For professionals in the dietetics field or those in the food industry to claim that what we eat doesn’t affect our health in this way seems a bit ironic and counter to the mission. I hope the conversation continues for the sake of shedding light on ways to minimize biochemical stress—whether that be through dietary changes, lifestyle modification, or in other ways—with the ultimate goal being to increase quality of life for all.

 

References

  1. Bray GE, Ying Z, Baillie LD, Zhai R, Mulligan SJ, Verge VM. Extracellular pH and neuronal depolarization serve as dynamic switches to rapidly mobilize trkA to the membrane of adult sensory neurons. J Neurosci. 2013;33(19):8202-8215.
  2. Ugawa S, Ueda T, Ishida Y, Nishigaki M, Shibata Y, Shimada S. Amiloride-blockable acid-sensing ion channels are leading acid sensors expressed in human nociceptors. J Clin Invest. 2002;110(8):1185-1190.
  3. Wu WL, Cheng CF, Sun WH, Wong CW, Chen CC. Targeting ASIC3 for pain, anxiety, and insulin resistance. Pharmacol Ther. 2012;134(2):127-138.
  4. Birklein F, Weber M, Ernst M, Riedl B, Neundorfer B, Handwerker HO. Experimental tissue acidosis leads to increased pain in complex regional pain syndrome (CRPS). Pain. 2000;87(2):227-234.
  5. Lin CC, Chen WN, Chen CJ, Lin YW, Zimmer A, Chen CC. An antinociceptive role for substance P in acid induced chronic muscle pain.
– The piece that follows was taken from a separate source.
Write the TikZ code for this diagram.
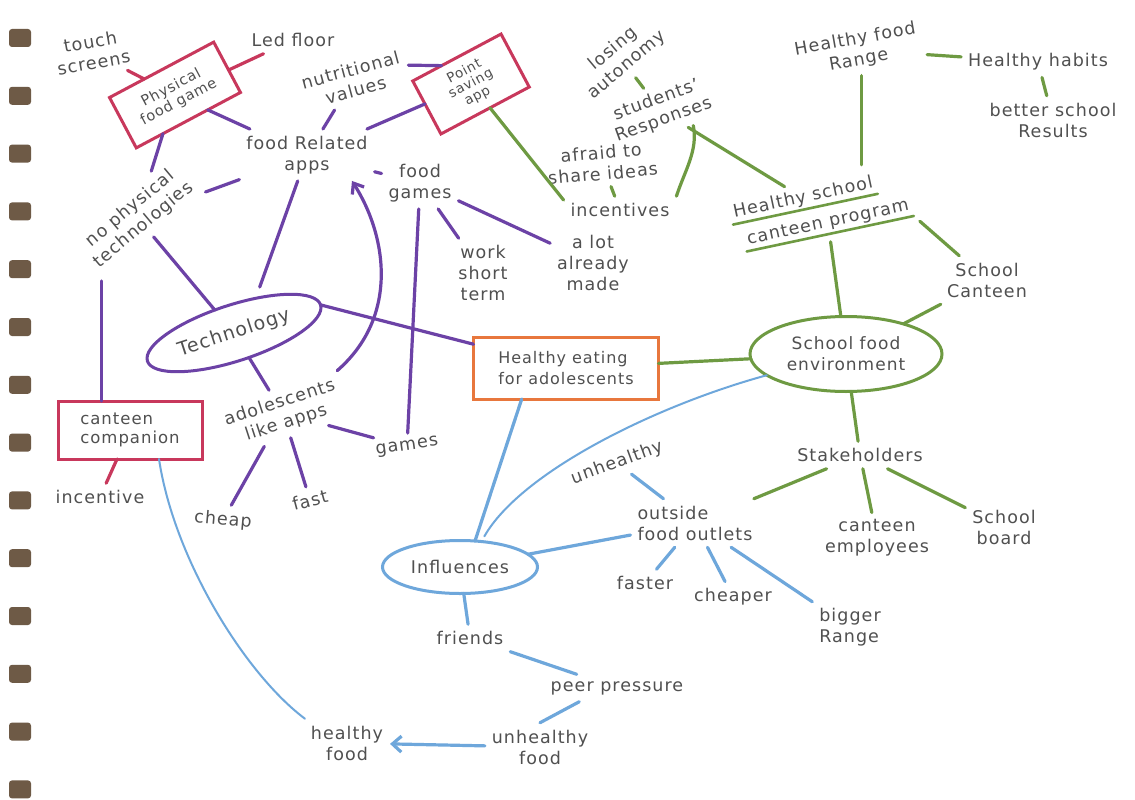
\documentclass[tikz,border=0pt]{standalone}
\usepackage{fontspec}
\setmainfont{DejaVu Sans}[LetterSpace=6]
\usepackage{tikz}
\usetikzlibrary{arrows.meta,shapes.geometric}
\definecolor{mapink}{HTML}{505050}
\definecolor{mappurple}{HTML}{6C42A6}
\definecolor{mapred}{HTML}{C8385C}
\definecolor{maporange}{HTML}{E8773D}
\definecolor{mapgreen}{HTML}{6E9A42}
\definecolor{mapblue}{HTML}{6EA7DB}
\definecolor{holebrown}{HTML}{6E5A46}
\tikzset{
  word/.style={text=mapink, align=center, inner sep=2pt, outer sep=5pt, font=\fontsize{17.5}{21}\selectfont},
  ideabox/.style={word, draw=mapred, line width=3pt, inner sep=5pt, outer sep=0pt, font=\fontsize{15}{18}\selectfont},
  ideabubble/.style={word, ellipse, line width=3pt, inner sep=0pt, outer sep=0pt},
  link/.style={line width=3.2pt, line cap=round},
  purplelink/.style={link, draw=mappurple},
  redlink/.style={link, draw=mapred},
  greenlink/.style={link, draw=mapgreen},
  bluelink/.style={link, draw=mapblue},
  thinblue/.style={line width=2pt, draw=mapblue, line cap=round},
  greenrule/.style={line width=2.6pt, draw=mapgreen, line cap=round},
  bindhole/.style={fill=holebrown, rounded corners=3pt}
}

\begin{document}
\begin{tikzpicture}[x=1pt,y=-1pt]
  \useasboundingbox (0,0) rectangle (1135,800);
  \fill[white] (0,0) rectangle (1135,800);

  % notebook binding
  \foreach \k in {0,...,13}
    \fill[bindhole] (9,{29+57.8*\k}) rectangle ++(22,18);

  % technology branch
  \node[word, rotate=10] (touch) at (92,52) {touch\\screens};
  \node[ideabox, rotate=28, minimum width=118pt, minimum height=57pt, font=\fontsize{14.5}{16}\selectfont] (pfg) at (175,95) {Physical\\food game};
  \node[word] (led) at (293,40) {Led floor};
  \node[word, rotate=15] (nutri) at (353,80) {nutritional\\values};
  \node[ideabox, rotate=28, minimum width=100pt, minimum height=60pt, font=\fontsize{13.5}{14}\selectfont] (psa) at (471,84) {Point\\saving\\app};
  \node[word] (fra) at (307,155) {food Related\\apps};
  \node[word, rotate=40] (nophys) at (137,217) {no physical\\technologies};
  \node[word] (fgames) at (420,183) {food\\games};
  \node[word] (work) at (483,273) {work\\short\\term};
  \node[word] (alot) at (593,263) {a lot\\already\\made};
  \node[ideabubble, draw=mappurple, rotate=18, minimum width=182pt, minimum height=56pt, font=\fontsize{19}{20}\selectfont] (tech) at (234,333) {Technology};
  \node[ideabox, align=left, minimum width=144pt, minimum height=58pt, font=\fontsize{16.5}{19}\selectfont] (cc) at (130,430) {canteen\\companion};
  \node[word] (incentive) at (100,497) {incentive};
  \node[word, rotate=18] (adol) at (283,413) {adolescents\\like apps};
  \node[word, rotate=8] (games) at (407,447) {games};
  \node[word, rotate=-5] (cheap) at (223,520) {cheap};
  \node[word, rotate=15] (fast) at (310,500) {fast};

  % centre
  \node[ideabox, draw=maporange, align=left, minimum width=185pt, minimum height=62pt, font=\fontsize{16}{21}\selectfont] (hea) at (566,368) {Healthy eating\\for adolescents};

  % school food environment branch
  \node[ideabubble, draw=mapgreen, minimum width=192pt, minimum height=75pt, font=\fontsize{17}{21}\selectfont] (sfe) at (846,354) {School food\\environment};
  \node[word] (stake) at (860,455) {Stakeholders};
  \node[word] (ce) at (877,538) {canteen\\employees};
  \node[word] (sb) at (1004,527) {School\\board};
  \node[word, rotate=40] (losing) at (620,57) {losing\\autonomy};
  \node[word, rotate=20] (stud) at (660,110) {students'\\Responses};
  \node[word, rotate=5] (afraid) at (602,163) {afraid to\\share ideas};
  \node[word] (incent) at (620,210) {incentives};
  \node[word, rotate=12, outer sep=1pt] (hsA) at (803,198) {Healthy school};
  \node[word, rotate=12, outer sep=1pt] (hsB) at (828,223) {canteen program};
  \node[word, rotate=10] (hfr) at (857,50) {Healthy food\\Range};
  \node[word] (hh) at (1038,62) {Healthy habits};
  \node[word] (bsr) at (1053,120) {better school\\Results};
  \node[word] (canteen) at (987,280) {School\\Canteen};

  % influences branch
  \node[ideabubble, draw=mapblue, minimum width=155pt, minimum height=53pt] (infl) at (460,567) {Influences};
  \node[word, align=left] (ofo) at (695,523) {outside\\food outlets};
  \node[word, rotate=20] (unh) at (617,463) {unhealthy};
  \node[word] (faster) at (645,583) {faster};
  \node[word] (cheaper) at (733,597) {cheaper};
  \node[word, align=left] (bigger) at (850,627) {bigger\\Range};
  \node[word] (friends) at (470,638) {friends};
  \node[word] (peer) at (617,688) {peer pressure};
  \node[word] (unhf) at (540,747) {unhealthy\\food};
  \node[word] (hf) at (347,743) {healthy\\food};

  % red links
  \draw[redlink] (touch) -- (pfg);
  \draw[redlink] (pfg) -- (led);
  \draw[redlink] (cc) -- (incentive);

  % purple links
  \draw[purplelink] (pfg) -- (fra);
  \draw[purplelink] (pfg) -- (nophys);
  \draw[purplelink] (nutri) -- (fra);
  \draw[purplelink] (nutri.east) -- (psa.120);
  \draw[purplelink] (psa) -- (fra);
  \draw[purplelink] (fra) -- (nophys);
  \draw[purplelink] (fra) -- (fgames);
  \draw[purplelink, shorten >=12pt] (fra) -- (tech.40);
  \draw[purplelink] (nophys) -- (tech);
  \draw[purplelink] (nophys.south west) -- (nophys.south west |- cc.north);
  \draw[purplelink] (fgames) -- (work);
  \draw[purplelink] (fgames) -- (alot);
  \draw[purplelink] (fgames) -- (games);
  \draw[purplelink] (tech.east) -- (hea);
  \draw[purplelink] (tech) -- (adol);
  \draw[purplelink] (adol) -- (games);
  \draw[purplelink] (adol) -- (cheap);
  \draw[purplelink] (adol) -- (fast);
  \draw[purplelink, -{Straight Barb[length=9pt,width=14pt]}] (adol.20) .. controls +(62,-54) and +(35,55) .. (fra.-30);

  % green links
  \draw[greenlink] (hea) -- (sfe);
  \draw[greenlink] (psa) -- (incent.170);
  \draw[greenlink] (afraid) -- (incent);
  \draw[greenlink] (stud.-45) .. controls +(5,25) and +(8,-25) .. (incent.north east);
  \draw[greenlink] (stud) -- (losing);
  \draw[greenlink, shorten >=5pt] (stud) -- (hsA);
  \draw[greenlink, shorten >=22pt] (hfr.south) -- (hfr.south |- hsA.north);
  \draw[greenlink] (hfr) -- (hh);
  \draw[greenlink] (hh) -- (bsr);
  \draw[greenrule] (hsA.south west) -- (hsA.south east);
  \draw[greenrule] (hsB.south west) -- (hsB.south east);
  \draw[greenlink, shorten <=8pt] (hsB) -- (sfe);
  \draw[greenlink, shorten <=8pt] (hsB.south east) -- (canteen);
  \draw[greenlink] (canteen) -- (sfe);
  \draw[greenlink] (sfe) -- (stake);
  \draw[greenlink] (stake) -- (ofo);
  \draw[greenlink] (stake) -- (ce);
  \draw[greenlink] (stake) -- (sb);

  % blue links
  \draw[bluelink] (hea.-145) -- (infl.60);
  \draw[thinblue, shorten >=6pt] (sfe.195) .. controls +(-110,30) and +(40,-70) .. (infl.50);
  \draw[bluelink] (unh) -- (ofo);
  \draw[bluelink] (infl) -- (ofo);
  \draw[bluelink] (ofo) -- (faster);
  \draw[bluelink] (ofo) -- (cheaper);
  \draw[bluelink] (ofo) -- (bigger);
  \draw[bluelink] (infl) -- (friends);
  \draw[bluelink] (friends) -- (peer);
  \draw[bluelink] (peer.-160) -- (unhf.north);
  \draw[bluelink, -{Straight Barb[length=9pt,width=16pt]}] (unhf) -- (hf);
  \draw[thinblue] (cc.-45) .. controls +(15,100) and +(-60,-45) .. (hf.150);
\end{tikzpicture}
\end{document}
Proc Natl Acad Sci USA. 2012;109(2):E76-E83.
  6. Steen KH, Steen AE, Kreysel HW, Reeh PW. Inflammatory mediators potentiate pain induced by experimental tissue acidosis. Pain. 1996;66(2-3):163-170.
  7. Uvnäs B, ed. Histamine and Histamine Antagonists. New York: Springer-Verlag; 1991.
  8. Hiller A, The effect of histamine on the acid-base balance. J Biol Chem. 1926;833-46.
  9. Rocha e Silva M, Rothschild HA. Histamine. Its chemistry, metabolism and physiological and pharmacological actions. Springer-Verlag Berlin Heidelberg GmbH. 1966:233.
  10. Cohen S, Janicki-Deverts D, Doyle WJ, Miller GE, Frank E, Rabin BS, Turner RB. Chronic stress, glucocorticoid receptor resistance, inflammation, and disease risk. Proc Natl Acad Sci U S A. 2012;109(16):5995-5999.
  11. Jankowski JA, ed. Inflammation and Gastrointestinal Cancers. New York: Springer; 2011.